Hoge Raad, 24-06-2022, ECLI:NL:HR:2022:954, 21/04968
Hoge Raad, 24-06-2022, ECLI:NL:HR:2022:954, 21/04968
Gegevens
- Instantie
- Hoge Raad
- Datum uitspraak
- 24 juni 2022
- Datum publicatie
- 24 juni 2022
- ECLI
- ECLI:NL:HR:2022:954
- Formele relaties
- In cassatie op : ECLI:NL:GHDHA:2021:2144
- Zaaknummer
- 21/04968
Inhoudsindicatie
HR: 81.1 RO.
Uitspraak
HOGE RAAD DER NEDERLANDEN
BELASTINGKAMER
Nummer 21/04968
Datum 24 juni 2022
ARREST
in de zaak van
[X] B.V. te [Z] (hierna: belanghebbende)
tegen
het COLLEGE VAN BURGEMEESTER EN WETHOUDERS VAN DE GEMEENTE ROTTERDAM
op het beroep in cassatie tegen de uitspraak van het Gerechtshof Den Haag van 1 november 2021, nrs. BK-21/00196 en BK-21/001971, op het hoger beroep van belanghebbende tegen een uitspraak van de Rechtbank Rotterdam (nrs. ROT 19/4495 en ROT 19/4496) betreffende de aan belanghebbende voor het jaar 2017 opgelegde voorlopige aanslag en de voor het jaar 2018 opgelegde aanslag in precariobelasting van de gemeente Rotterdam.
1 Geding in cassatie
Belanghebbende, vertegenwoordigd door P.F. van der Muur, heeft tegen de uitspraak van het Hof beroep in cassatie ingesteld en daarbij een middel voorgesteld.
Het college van burgemeester en wethouders van de gemeente Rotterdam (hierna: het College), vertegenwoordigd door [P], heeft een verweerschrift ingediend.
Belanghebbende heeft een conclusie van repliek ingediend.
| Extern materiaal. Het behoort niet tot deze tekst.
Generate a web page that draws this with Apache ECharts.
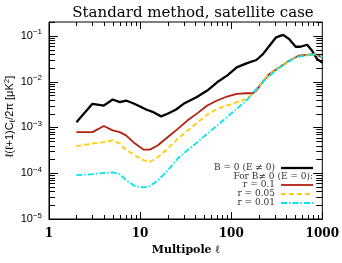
<!DOCTYPE html>
<html><head><meta charset="utf-8">
<script src="https://cdn.jsdelivr.net/npm/echarts@6/dist/echarts.min.js"></script>
<style>html,body{margin:0;padding:0;background:#fff}#c{width:342px;height:263px}</style>
</head><body><div id="c"></div>
<script>
// ---- data ----
const blackL = [2,3,4,5,6,7,8.5,10,11.8,14,17,20,24.6,30,42,54.6,70,90,115,147,189,223,263,310,372,432,510,576,682,772,875,1000];
const blackV = [1.30e-3,3.27e-3,3.0e-3,4.07e-3,3.55e-3,3.86e-3,3.33e-3,2.87e-3,2.43e-3,2.15e-3,1.74e-3,1.99e-3,2.43e-3,3.27e-3,4.6e-3,6.37e-3,9.66e-3,1.35e-2,2.04e-2,2.5e-2,2.96e-2,3.98e-2,6.07e-2,9.2e-2,0.105,8.5e-2,5.76e-2,5.76e-2,6.37e-2,4.72e-2,3.12e-2,2.6e-2];
const redL = [2,3,4,5,6,7,8.8,10.9,12.8,15.7,20.2,25.9,33,42,54.6,70,90,115,147,173,189,213,263,336,432,550,710,835,1000];
const redV = [7.9e-4,7.9e-4,1.07e-3,8.6e-4,7.9e-4,6.7e-4,4.43e-4,3.27e-4,3.27e-4,4.07e-4,6.17e-4,9.3e-4,1.41e-3,2.0e-3,3.0e-3,3.86e-3,4.72e-3,5.4e-3,5.57e-3,5.57e-3,6.37e-3,8.9e-3,1.47e-2,2.04e-2,2.86e-2,3.67e-2,3.86e-2,3.98e-2,3.38e-2];
const yelL = [2,3,4,5,6,7,8.8,10.9,12.8,15.7,20.2,25.9,31.8,42,54.6,70,90,115,147,173,205,240,310,390,510,640,835,1000];
const yelV = [3.92e-4,4.43e-4,4.79e-4,5.2e-4,4.43e-4,3.27e-4,2.45e-4,1.92e-4,1.76e-4,2.26e-4,3.44e-4,5.68e-4,7.9e-4,1.25e-3,1.9e-3,2.55e-3,3.0e-3,3.55e-3,4.2e-3,5.4e-3,8.2e-3,1.24e-2,1.8e-2,2.5e-2,3.4e-2,3.7e-2,3.95e-2,3.4e-2];
const cyanL = [2,3,4,5,6,7,8.8,10.9,12.8,15.7,20.2,25.9,33,40.8,54.6,70,90,115,147,189,240,310,390,510,640,835,940,1000];
const cyanV = [9.05e-5,9.5e-5,1.02e-4,1.04e-4,9.5e-5,7.05e-5,5.2e-5,4.9e-5,5.2e-5,7.05e-5,1.16e-4,2.09e-4,3.16e-4,4.43e-4,7.3e-4,1.1e-3,1.67e-3,2.55e-3,3.86e-3,6.93e-3,1.15e-2,1.74e-2,2.43e-2,3.38e-2,3.67e-2,3.98e-2,3.67e-2,3.38e-2];
const seriesNames = ['B = 0 (E \u2260 0)','r = 0.1','r = 0.05','r = 0.01'];
const legendHeader = 'For B\u2260 0 (E = 0):';
const xTickLabels = [1,10,100,1000];
const yTickExps = [-5,-4,-3,-2,-1];
const xMin = 1, xMax = 1000, yMin = 1e-5, yMax = 0.2;

const zip = (a,b) => a.map((v,i)=>[v,b[i]]);
const chart = echarts.init(document.getElementById('c'), null, {renderer:'canvas'});
const serif = '"DejaVu Serif", serif';
const sans = '"Liberation Sans", Arial, sans-serif';

const colors = ['#000000','#b22010','#ffcc00','#00e5ee'];
const dashes = [null,null,[5,3],[6,2,1.5,2]];
const widths = [2.3,1.8,1.8,1.8];
const datas = [zip(blackL,blackV),zip(redL,redV),zip(yelL,yelV),zip(cyanL,cyanV)];

chart.setOption({
  animation:false,
  backgroundColor:'#fff',
  title:{text:'Standard method, satellite case',left:188,top:1,textAlign:'center',
    textStyle:{fontFamily:serif,fontSize:15,fontWeight:'normal',color:'#000'}},
  grid:{left:49,right:15,top:22,bottom:44,show:true,borderColor:'#000',borderWidth:1,containLabel:false},
  xAxis:{type:'log',logBase:10,min:xMin,max:xMax,
    name:'Multipole \u2113',nameLocation:'middle',nameGap:18,
    nameTextStyle:{fontFamily:serif,fontSize:11,fontWeight:'bold',color:'#000'},
    axisLine:{show:true,lineStyle:{color:'#000',width:1}},
    axisTick:{show:false},splitLine:{show:false},minorTick:{show:false},
    axisLabel:{margin:9,fontFamily:serif,fontSize:12,fontWeight:'bold',color:'#000',
      showMinLabel:true,showMaxLabel:true,
      formatter:v=>{const e=Math.log10(v);const r=Math.round(e);return Math.abs(e-r)<1e-6&&xTickLabels.indexOf(Math.pow(10,r))>=0?String(Math.round(Math.pow(10,r))):'';}}},
  yAxis:{type:'log',logBase:10,min:yMin,max:yMax,
    axisLine:{show:true,lineStyle:{color:'#000',width:1}},
    axisTick:{show:false},splitLine:{show:false},minorTick:{show:false},
    axisLabel:{margin:7,color:'#000',
      formatter:v=>{const e=Math.log10(v);const r=Math.round(e);if(Math.abs(e-r)>1e-6||yTickExps.indexOf(r)<0)return '';return '{b|10}{s|\u2212'+(-r)+'}';},
      rich:{b:{fontFamily:sans,fontSize:11,color:'#000'},s:{fontFamily:sans,fontSize:8,color:'#000',padding:[0,0,7,0]}}}},
  series:datas.map((d,i)=>({type:'line',name:seriesNames[i],data:d,showSymbol:false,symbol:'none',
    lineStyle:{color:colors[i],width:widths[i],type:dashes[i]||'solid'},z:2+i}))
});

// ticks (inside, mirrored) + legend + y-axis title
function build(){
  const g=[];
  const px=v=>chart.convertToPixel({xAxisIndex:0},v);
  const py=v=>chart.convertToPixel({yAxisIndex:0},v);
  const L=px(xMin),R=px(xMax),T=py(yMax),B=py(yMin);
  const ln=(x1,y1,x2,y2)=>g.push({type:'line',shape:{x1,y1,x2,y2},style:{stroke:'#000',lineWidth:1},z:50,silent:true});
  for(let d=0;d<3;d++){for(let k=1;k<=9;k++){const v=k*Math.pow(10,d);if(v>xMax)break;const x=Math.round(px(v))+0.5;const len=k===1?7:4;ln(x,B,x,B-len);ln(x,T,x,T+len);}}
  ln(Math.round(px(1000))+0.5,B,Math.round(px(1000))+0.5,B-7);
  for(let d=-5;d<=-1;d++){for(let k=1;k<=9;k++){const v=k*Math.pow(10,d);if(v>yMax)break;const y=Math.round(py(v))+0.5;const len=k===1?9:6;ln(L,y,L+len,y);ln(R,y,R-len,y);}}
  // legend
  const rows=[[seriesNames[0],168,0],[legendHeader,177,-1],[seriesNames[1],185,1],[seriesNames[2],194,2],[seriesNames[3],203,3]];
  rows.forEach(([t,y,ci])=>{
    const hx = ci<0?313:275;
    g.push({type:'text',x:hx,y:y,style:{text:t,fill:'#333',font:'9px '+serif,textAlign:'right',textVerticalAlign:'middle'},z:60});
    if(ci>=0){g.push({type:'line',shape:{x1:281,y1:y,x2:313,y2:y},style:{stroke:colors[ci],lineWidth:widths[ci],lineDash:dashes[ci]||null},z:60});}
  });
  g.push({type:'text',x:10,y:(T+B)/2-4,rotation:Math.PI/2,
    style:{text:'{a|\u2113(\u2113+1)C}{sub|\u2113}{a|/2\u03c0 [\u03bcK}{sup|2}{a|]}',textAlign:'center',textVerticalAlign:'middle',
      rich:{a:{fontFamily:sans,fontSize:11,fill:'#000'},sub:{fontFamily:sans,fontSize:8,fill:'#000',padding:[5,0,0,0]},sup:{fontFamily:sans,fontSize:8,fill:'#000',padding:[0,0,6,0]}}},z:60});
  chart.setOption({graphic:g});
}
build();
</script></body></html>
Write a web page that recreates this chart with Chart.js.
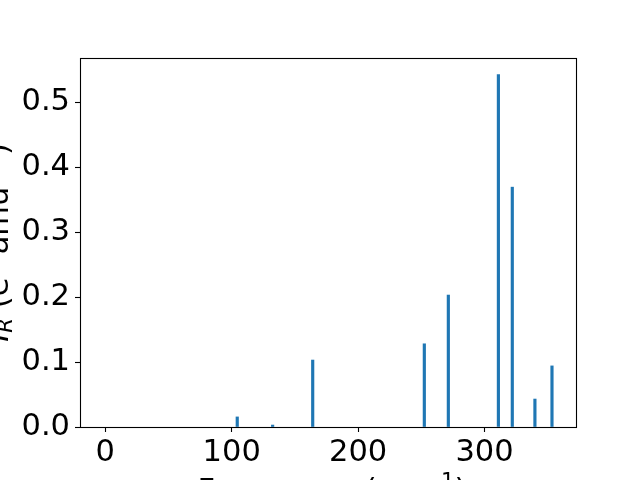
<!DOCTYPE html>
<html>
<head>
<meta charset="utf-8">
<script src="https://cdn.jsdelivr.net/npm/chart.js@4/dist/chart.umd.min.js"></script>
<style>
html,body{margin:0;padding:0;background:#fff;overflow:hidden}
#wrap{position:relative;width:640px;height:480px}
</style>
</head>
<body>
<div id="wrap"><canvas id="c" width="640" height="480"></canvas></div>
<script>
// ---- data ----
const frequencies = [104.4, 132.4, 164.1, 252.4, 271.4, 311.0, 322.0, 339.9, 353.4];
const intensities = [0.0155, 0.003, 0.103, 0.128, 0.203, 0.542, 0.369, 0.043, 0.094];
const xTicks = [0, 100, 200, 300];
const yTicks = [0.0, 0.1, 0.2, 0.3, 0.4, 0.5];
const xLabelRuns = [
  {t: 'Frequency (cm'},
  {t: '\u22121', sup: true},
  {t: ')'}
];
const yLabelRuns = [
  {t: 'I', it: true},
  {t: 'R', it: true, sub: true},
  {t: ' (e'},
  {t: '2', sup: true},
  {t: ' amu'},
  {t: '\u22121', sup: true},
  {t: ')'}
];

const FONT = 'DejaVu Sans';
const FS = 30.5;

function runsWidth(ctx, runs) {
  let w = 0;
  for (const r of runs) {
    const size = (r.sup || r.sub) ? FS * 0.7 : FS;
    ctx.font = (r.it ? 'italic ' : '') + size + 'px "' + FONT + '"';
    w += ctx.measureText(r.t).width;
  }
  return w;
}

function drawRuns(ctx, runs, x, y) {
  let cx = x;
  for (const r of runs) {
    const size = (r.sup || r.sub) ? FS * 0.7 : FS;
    ctx.font = (r.it ? 'italic ' : '') + size + 'px "' + FONT + '"';
    let dy = 0;
    if (r.sup) dy = -11.6;
    if (r.sub) dy = 4.5;
    ctx.fillText(r.t, cx, y + dy);
    cx += ctx.measureText(r.t).width;
  }
}

const labelPlugin = {
  id: 'labels',
  afterDatasetsDraw(chart) {
    const ctx = chart.ctx;
    const a = chart.chartArea;
    ctx.save();
    ctx.strokeStyle = '#000';
    ctx.lineWidth = 1.1;
    ctx.strokeRect(Math.round(a.left) + 0.5, Math.round(a.top) + 0.5,
                   Math.round(a.right - a.left), Math.round(a.bottom - a.top));
    ctx.restore();
  },
  afterDraw(chart) {
    const ctx = chart.ctx;
    const a = chart.chartArea;
    ctx.save();
    ctx.fillStyle = '#000';
    ctx.textBaseline = 'alphabetic';
    ctx.textAlign = 'left';
    const xw = runsWidth(ctx, xLabelRuns);
    drawRuns(ctx, xLabelRuns, (a.left + a.right) / 2 + 4 - xw / 2, 500);
    const yw = runsWidth(ctx, yLabelRuns);
    ctx.translate(7.5, (a.top + a.bottom) / 2);
    ctx.rotate(-Math.PI / 2);
    drawRuns(ctx, yLabelRuns, -yw / 2, 0);
    ctx.restore();
  }
};

new Chart(document.getElementById('c'), {
  type: 'bar',
  data: {
    datasets: [{
      data: frequencies.map((f, i) => ({x: f, y: intensities[i]})),
      backgroundColor: '#1f77b4',
      borderWidth: 0,
      barThickness: 2.5
    }]
  },
  options: {
    responsive: false,
    animation: false,
    devicePixelRatio: 1,
    plugins: {legend: {display: false}, tooltip: {enabled: false}},
    layout: {padding: {left: 0, top: 58, right: 64, bottom: 0}},
    scales: {
      x: {
        type: 'linear',
        min: -20,
        max: 372.4,
        offset: false,
        afterBuildTicks: s => { s.ticks = xTicks.map(v => ({value: v})); },
        afterFit: s => { s.height = 53; },
        grid: {display: true, drawOnChartArea: false, drawTicks: true, tickLength: 5,
               tickColor: '#000', tickWidth: 1.1, offset: false},
        border: {display: false},
        ticks: {color: '#000', font: {family: FONT, size: FS}, padding: 3,
                maxRotation: 0, autoSkip: false, callback: v => String(v)}
      },
      y: {
        type: 'linear',
        min: 0,
        max: 0.5677,
        afterBuildTicks: s => { s.ticks = yTicks.map(v => ({value: v})); },
        afterFit: s => { s.width = 80; },
        grid: {display: true, drawOnChartArea: false, drawTicks: true, tickLength: 5,
               tickColor: '#000', tickWidth: 1.1},
        border: {display: false},
        ticks: {color: '#000', font: {family: FONT, size: FS}, padding: 5,
                autoSkip: false, callback: v => v.toFixed(1)}
      }
    }
  },
  plugins: [labelPlugin]
});
</script>
</body>
</html>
Het College heeft een conclusie van dupliek ingediend.
2 Beoordeling van het middel
De Hoge Raad heeft het middel over de uitspraak van het Hof beoordeeld. De uitkomst hiervan is dat dit middel niet kan leiden tot vernietiging van die uitspraak. De Hoge Raad hoeft niet te motiveren waarom hij tot dit oordeel is gekomen. Bij de beoordeling van dit middel is het namelijk niet nodig om antwoord te geven op vragen die van belang zijn voor de eenheid of de ontwikkeling van het recht (zie artikel 81, lid 1, van de Wet op de rechterlijke organisatie).
3 Proceskosten
De Hoge Raad ziet geen aanleiding voor een veroordeling in de proceskosten.